**Your objective**
Tally the lines holding the word "matplotlib" and state the count by itself.

◇ ◇ ◇ ◇ ◇ ◇ ◇

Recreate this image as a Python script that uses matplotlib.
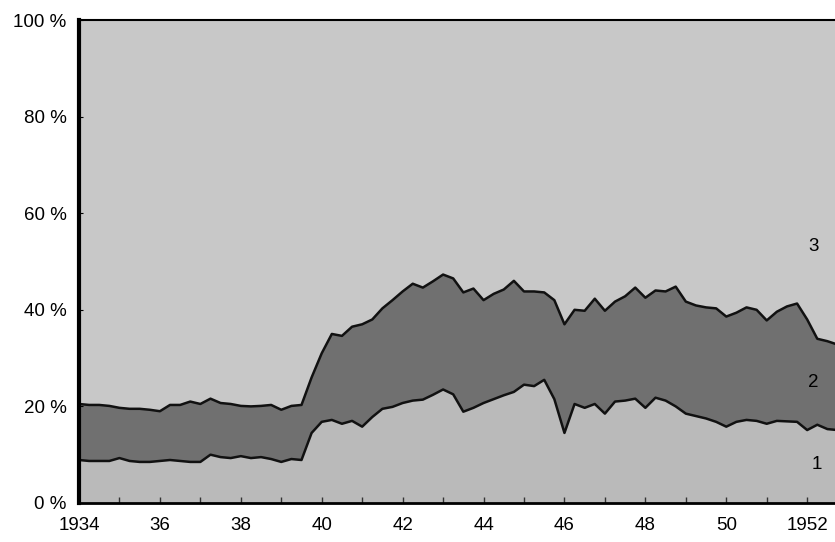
import numpy as np
import matplotlib.pyplot as plt

# quarter-year sample points, 1934 .. 1952.75
years = [1934 + 0.25 * i for i in range(76)]

# top of layer 1 (percent)
share_1 = [8.9, 8.7, 8.7, 8.7, 9.3, 8.7, 8.5, 8.5, 8.7, 8.9, 8.7, 8.5, 8.5, 10.0, 9.5, 9.3,
           9.7, 9.3, 9.5, 9.1, 8.5, 9.1, 8.9, 14.5, 16.8, 17.2, 16.4, 17.0, 15.8, 17.8, 19.5, 19.9,
           20.7, 21.2, 21.4, 22.4, 23.5, 22.5, 18.9, 19.7, 20.7, 21.5, 22.3, 23.0, 24.5, 24.2, 25.5, 21.5,
           14.5, 20.5, 19.7, 20.5, 18.5, 21.0, 21.2, 21.6, 19.7, 21.8, 21.2, 20.0, 18.5, 18.0, 17.5, 16.8,
           15.8, 16.8, 17.2, 17.0, 16.4, 17.0, 16.9, 16.8, 15.1, 16.2, 15.3, 15.1]

# top of layers 1 + 2 (percent)
share_12 = [20.5, 20.3, 20.3, 20.1, 19.7, 19.5, 19.5, 19.3, 19.0, 20.3, 20.3, 21.0, 20.5, 21.6, 20.7, 20.5,
            20.1, 20.0, 20.1, 20.3, 19.3, 20.1, 20.3, 26.0, 31.0, 35.0, 34.6, 36.5, 37.0, 38.0, 40.3, 42.0,
            43.8, 45.4, 44.6, 45.9, 47.3, 46.5, 43.6, 44.4, 42.0, 43.3, 44.2, 46.0, 43.8, 43.8, 43.6, 42.0,
            37.0, 40.0, 39.8, 42.3, 39.8, 41.7, 42.8, 44.6, 42.5, 44.0, 43.8, 44.8, 41.7, 40.9, 40.5, 40.3,
            38.6, 39.4, 40.5, 40.0, 37.8, 39.6, 40.7, 41.3, 38.0, 34.0, 33.5, 32.8]

y_ticks = [0, 20, 40, 60, 80, 100]
y_labels = ['0 %', '20 %', '40 %', '60 %', '80 %', '100 %']
x_ticks = [1934, 1936, 1938, 1940, 1942, 1944, 1946, 1948, 1950, 1952]
x_labels = ['1934', '36', '38', '40', '42', '44', '46', '48', '50', '1952']

s1 = np.array(share_1)
s2 = np.array(share_12) - s1
s3 = 100 - np.array(share_12)

plt.rcParams['font.family'] = ['Liberation Sans', 'DejaVu Sans']

fig = plt.figure(figsize=(8.35, 5.42), dpi=100)
ax = fig.add_axes([0.0946, 0.072, 0.906, 0.891])

ax.stackplot(years, s1, s2, s3, colors=['#bababa', '#707070', '#c8c8c8'], linewidth=0)
ax.plot(years, share_1, color='#111111', lw=1.8)
ax.plot(years, share_12, color='#111111', lw=1.8)

ax.text(1952.25, 7.9, '1', fontsize=13.5, ha='center', va='center')
ax.text(1952.15, 24.9, '2', fontsize=13.5, ha='center', va='center')
ax.text(1952.15, 53.1, '3', fontsize=13.5, ha='center', va='center')

ax.set_xlim(1934, 1952.7)
ax.set_ylim(0, 100)

ax.set_yticks(y_ticks)
ax.set_yticklabels(y_labels, fontsize=13.5)
ax.set_xticks(x_ticks)
ax.set_xticklabels(x_labels, fontsize=13.5)
ax.set_xticks(range(1935, 1953), minor=True)
ax.tick_params(axis='x', which='both', direction='in', length=4, width=1, pad=10, color='#333333')
ax.tick_params(axis='y', direction='in', length=3, pad=9)

ax.spines['left'].set_linewidth(3)
ax.spines['bottom'].set_linewidth(2)
ax.spines['top'].set_linewidth(1.5)
ax.spines['right'].set_visible(False)

fig.savefig('out.png', dpi=100)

◇ ◇ ◇ ◇ ◇ ◇ ◇

**Task solution**
2